The union president, Mr Ray Lawlor, told delegates at the conference in Ennis yesterday that Eircom "had to operate in one of the harshest regulatory environments that any incumbent operator in Europe has had to face".

The union did not expect Eircom to receive favourable treatment "but neither can we accept regulation that disproportionately restrains Eircom's ability to compete". Some competitors "have the entire might of some of the world's biggest telecommunications giants, such as MCI WorldCom and British Telecom funding their efforts."

But the strongest criticism came from Mr Scanlon. "There is absolutely no doubt in my mind that if Eircom was not such a strong company, if we had not made the changes, adjustments and sacrifices that we have made to date, the company would now be in serious trouble as a result of these penal regulatory processes."

The CWU had "actively supported the notion of an open, competitive market. We will not, however, continue to support a regime that is unreasonable, unfair and ultimately not in the best interests of this country.

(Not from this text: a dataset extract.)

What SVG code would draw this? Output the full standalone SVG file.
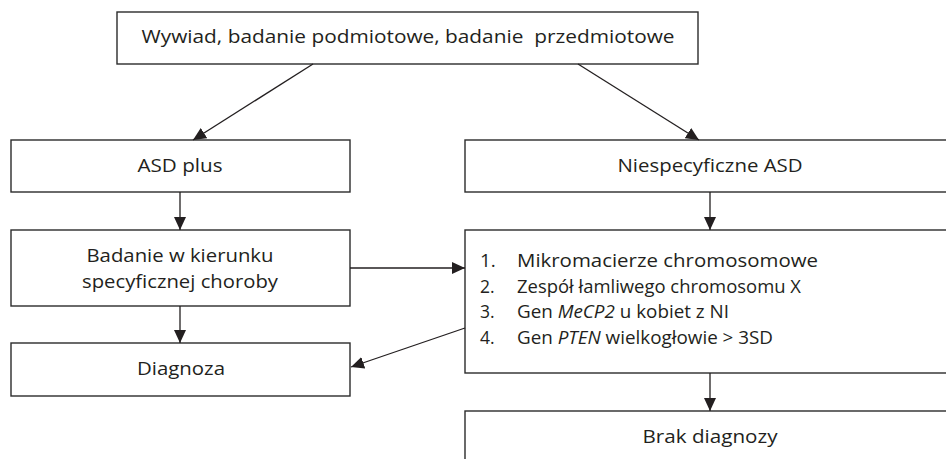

"We cannot be expected to support the process that will bring about massive job losses in Eircom in every town in Ireland." Not alone the regulator but officials in the Department of Public Enterprise "appear to believe that their sole aim in life is to get rid of Eircom".

A spokeswoman for the telecommunications regulator, Ms Etain Doyle, said yesterday that the liberalisation of the market was important for economic development, especially in the high-tech area, and required by EU and national legislation. She said Eircom "has risen to the challenge in a number of areas".